Amerikalı şair Londra’daki evinde intihar edeli 50 yıl oldu. Büyük aşkı İngiliz şair Ted Hughes’dan ayrılışından sonra toparlanamamıştı. Şiirleri, yaşamı ve ölümüyle 50 yıldır konuşulan Plath‘ın son günlerini, arkadaşı yazar Jillian Becker, BBC Dünya Servisi’nin Witness (Tanık) programında anlattı:
1963 yılının dondurucu bir Şubat öğleden sonrası Sylvia, çocukları Frieda ve Nick ile Islington’daki evimin kapısını çaldı.
Önceden arayıp “Gelebilir miyim?” diye sormuştu, o yüzden bekliyordum. Gelir gelmez uzanmak istediğini söyledi.
Şaşırmamıştım. Kötü hissediyordu, kendisini tanıdığım son beş ay boyunca olduğundan da kötü.
1962 Eylül ayında tanıştığımızda Ted Hughes ile evliliği henüz bitmişti.
Yeteneğine imrendiğim, hayran olduğum bir şairdi. Haline acıyordum. Buluşmalarımız neşeli geçmiyordu ama onunla birlikte olmaktan hoşlanıyordum.
Kitabı Colossus’u imzalayıp hediye etti bana.
Onu yukarıya, en büyük oğlumun odasına çıkardım.
Çocukları, 1 yaşındaki küçük kızım Madeleine ile oynamak üzere içeri odaya götürdüm. Sylvia’nın kızı Frieda 3 yaşına geliyordu, oğlu Nick ise hemen hemen kızımla yaşıttı.

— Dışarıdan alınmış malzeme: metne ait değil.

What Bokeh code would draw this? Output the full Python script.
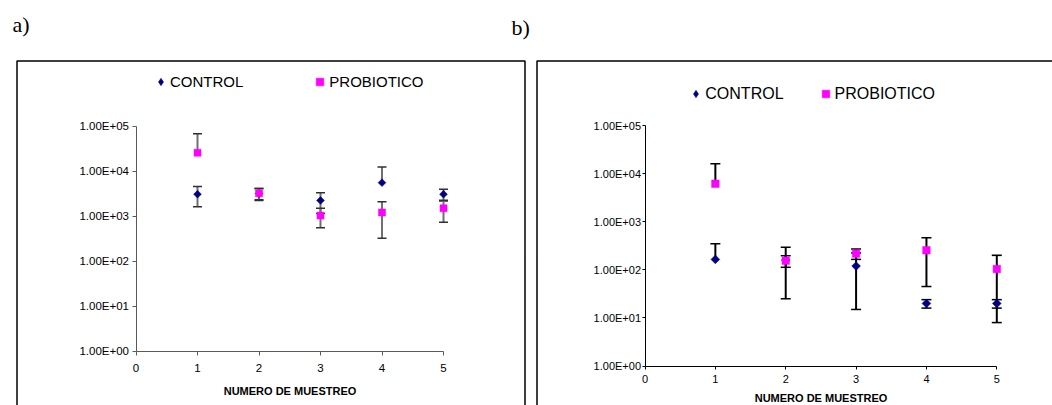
import math

from bokeh.embed import file_html
from bokeh.models import (ColumnDataSource, FixedTicker, Grid, Label, Legend, LegendItem,
                          LinearAxis, LogAxis, LogScale, Range1d, TeeHead, Whisker)
from bokeh.plotting import figure
from bokeh.resources import INLINE

# ---------------------------------------------------------------- data
samples = [1, 2, 3, 4, 5]
x_ticks = [0, 1, 2, 3, 4, 5]
y_ticks = [1, 10, 100, 1000, 10000, 100000]
y_tick_labels = ["1.00E+00", "1.00E+01", "1.00E+02", "1.00E+03", "1.00E+04", "1.00E+05"]
series_names = ["CONTROL", "PROBIOTICO"]
x_title = "NUMERO DE MUESTREO"
panel_tags = ["a)", "b)"]

# panel a)
control_a = [3050, 3150, 2220, 5500, 3050]
control_a_err = [1450, 950, 1080, 6800, 900]
probiotico_a = [25500, 3200, 1020, 1200, 1480]
probiotico_a_err = [42000, 900, 470, 880, 750]

# panel b)
control_b = [165, 160, 120, 20, 20]
control_b_err = [185, 135, 105, 4, 4]
probiotico_b = [6200, 155, 218, 255, 104]
probiotico_b_err = [9900, 42, 53, 210, 96]

# ---------------------------------------------------------------- layout
W, H = 1052, 405
NAVY = "#000080"
MAGENTA = "#FF00FF"
FONT = "Liberation Sans"

p = figure(width=W, height=H, x_range=Range1d(0, W), y_range=Range1d(H, 0),
           x_axis_location=None, y_axis_location=None, toolbar_location=None,
           output_backend="svg", min_border=0, title=None)
p.outline_line_color = None
p.background_fill_color = "white"
p.border_fill_color = "white"
p.center = [r for r in p.center if not isinstance(r, Grid)]


def add_panel(name, x0_px, px_per_unit, y0_px, px_per_decade):
    """Register the ranges of one panel: x=0 sits at x0_px, y=1 at y0_px."""
    p.extra_x_ranges[name] = Range1d(-x0_px / px_per_unit, (W - x0_px) / px_per_unit)
    p.extra_y_ranges[name] = Range1d(10 ** ((y0_px - H) / px_per_decade),
                                     10 ** (y0_px / px_per_decade))
    p.extra_y_scales[name] = LogScale()


p.extra_x_ranges = {}
p.extra_y_ranges = {}
p.extra_y_scales = {}
add_panel("a", 135.5, 61.5, 350.5, 45.0)
add_panel("b", 644.5, 70.36, 365.5, 48.08)


def add_axes(name, color, tick_size, y_standoff, tick_out, x_tick_standoff, title_standoff):
    xaxis = LinearAxis(x_range_name=name, y_range_name=name, fixed_location=1,
                       bounds=(0, 5), ticker=FixedTicker(ticks=x_ticks, minor_ticks=[]))
    yaxis = LogAxis(x_range_name=name, y_range_name=name, fixed_location=0,
                    bounds=(1, 100000), ticker=FixedTicker(ticks=y_ticks, minor_ticks=[]))
    yaxis.major_label_overrides = dict(zip(y_ticks, y_tick_labels))
    for ax in (xaxis, yaxis):
        ax.axis_line_color = color
        ax.axis_line_width = 1
        ax.major_tick_line_color = color
        ax.major_tick_in = 0
        ax.major_tick_out = tick_out
        ax.minor_tick_line_color = None
        ax.major_label_text_font = FONT
        ax.major_label_text_font_size = tick_size
        ax.major_label_text_color = "black"
    yaxis.major_label_standoff = y_standoff
    xaxis.major_label_standoff = x_tick_standoff
    xaxis.axis_label = x_title
    xaxis.axis_label_text_font = FONT
    xaxis.axis_label_text_font_style = "bold"
    xaxis.axis_label_text_font_size = "11px"
    xaxis.axis_label_text_color = "black"
    xaxis.axis_label_standoff = title_standoff
    p.add_layout(xaxis, "below")
    p.add_layout(yaxis, "left")


add_axes("a", "#5a5a5a", "11.5px", 3, 4, 9, 9)
add_axes("b", "black", "11px", 1, 3, 6, 5)


def error_bars(name, values, errors, stem_color, stem_width, cap_color, cap_size):
    top = ColumnDataSource(dict(x=samples, mid=values,
                                hi=[v + e for v, e in zip(values, errors)]))
    p.add_layout(Whisker(base="x", lower="mid", upper="hi", source=top,
                         dimension="height", x_range_name=name, y_range_name=name,
                         line_color=stem_color, line_width=stem_width, level="underlay",
                         lower_head=None,
                         upper_head=TeeHead(size=cap_size, line_color=cap_color,
                                            line_width=1.5)))
    keep = [i for i, (v, e) in enumerate(zip(values, errors)) if v - e > 0]
    bottom = ColumnDataSource(dict(x=[samples[i] for i in keep],
                                   mid=[values[i] for i in keep],
                                   lo=[values[i] - errors[i] for i in keep]))
    p.add_layout(Whisker(base="x", lower="lo", upper="mid", source=bottom,
                         dimension="height", x_range_name=name, y_range_name=name,
                         line_color=stem_color, line_width=stem_width, level="underlay",
                         upper_head=None,
                         lower_head=TeeHead(size=cap_size, line_color=cap_color,
                                            line_width=1.5)))


def points(name, control, probiotico, diamond_size, square_size):
    rc = p.scatter(x=samples, y=control, marker="square", angle=math.pi / 4,
                   size=diamond_size, fill_color=NAVY, line_color=NAVY, line_width=0.5,
                   x_range_name=name, y_range_name=name)
    rp = p.scatter(x=samples, y=probiotico, marker="square", size=square_size,
                   fill_color=MAGENTA, line_color=MAGENTA, line_width=0.5,
                   x_range_name=name, y_range_name=name)
    return rc, rp


# panel a)
error_bars("a", control_a, control_a_err, "#707070", 2, "#303030", 9)
error_bars("a", probiotico_a, probiotico_a_err, "#707070", 2, "#303030", 9)
rca, rpa = points("a", control_a, probiotico_a, 5.5, 7)

# panel b)
error_bars("b", control_b, control_b_err, "black", 2, "black", 10)
error_bars("b", probiotico_b, probiotico_b_err, "black", 2, "black", 10)
rcb, rpb = points("b", control_b, probiotico_b, 6.2, 7.5)


def add_legend(name, control, rp, location, font_size, spacing):
    # hidden diamond renderer that only supplies the legend swatch
    # (legend glyphs ignore the marker angle used on the plotted points)
    swatch = p.scatter(x=samples, y=control, marker="diamond", fill_color=NAVY,
                       line_color=NAVY, line_width=0.5, visible=False,
                       x_range_name=name, y_range_name=name)
    leg = Legend(items=[LegendItem(label=series_names[0], renderers=[swatch]),
                        LegendItem(label=series_names[1], renderers=[rp])],
                 location=location, orientation="horizontal",
                 glyph_width=19, glyph_height=19, label_height=19, label_standoff=0,
                 spacing=spacing, padding=0, margin=0, inactive_fill_alpha=0,
                 border_line_color=None, background_fill_alpha=0,
                 label_text_font=FONT, label_text_font_size=font_size,
                 label_text_color="black")
    p.add_layout(leg)


add_legend("a", control_a, rpa, (151, 314.5), "15px", 67)
add_legend("b", control_b, rpb, (686.3, 301.8), "16px", 32)

# panel frames (open at the bottom edge of the page)
p.multi_line(xs=[[16.5, 16.5, 524.5, 524.5], [536.5, 536.5, 1060]],
             ys=[[420, 60.5, 60.5, 420], [420, 60.5, 60.5]],
             line_color="black", line_width=1.5)

# panel tags
for tag, (tx, ty) in zip(panel_tags, [(12, 11), (511, 14.5)]):
    p.add_layout(Label(x=tx, y=ty, text=tag, text_font="Liberation Serif",
                       text_font_size="22px", text_color="black",
                       text_baseline="top", text_align="left"))

open("out.html", "w").write(file_html(p, INLINE))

Sylvia bir iki saat uyuduktan sonra aşağıya indi. Eve gitmek istemediğini söyledi.
Kalmalarında bir sorun yoktu. Daha büyük yaştaki kızlarım Claire ve Lucy hafta sonunda evde olmayacaktı. Sylvia ve çocuklara verecek iki boş odam vardı.
Bana Fitzroy Caddesi’ndeki evinin anahtarlarını verdi ve evden bir iki şey getirmemi istedi: Dış fırçası, gecelik, ilaçları, bir elbisesi ve okumakta olduğu bir iki kitabını…
Geri geldiğim zaman Madeleine ile birlikte Frieda ve Nick’i de banyoya soktum, sonra yemek yedirdim. Çocukları yatırdıktan sonra kendim ve Sylvia ile gripten yatan eşim Gerry için akşam yemeği hazırladım.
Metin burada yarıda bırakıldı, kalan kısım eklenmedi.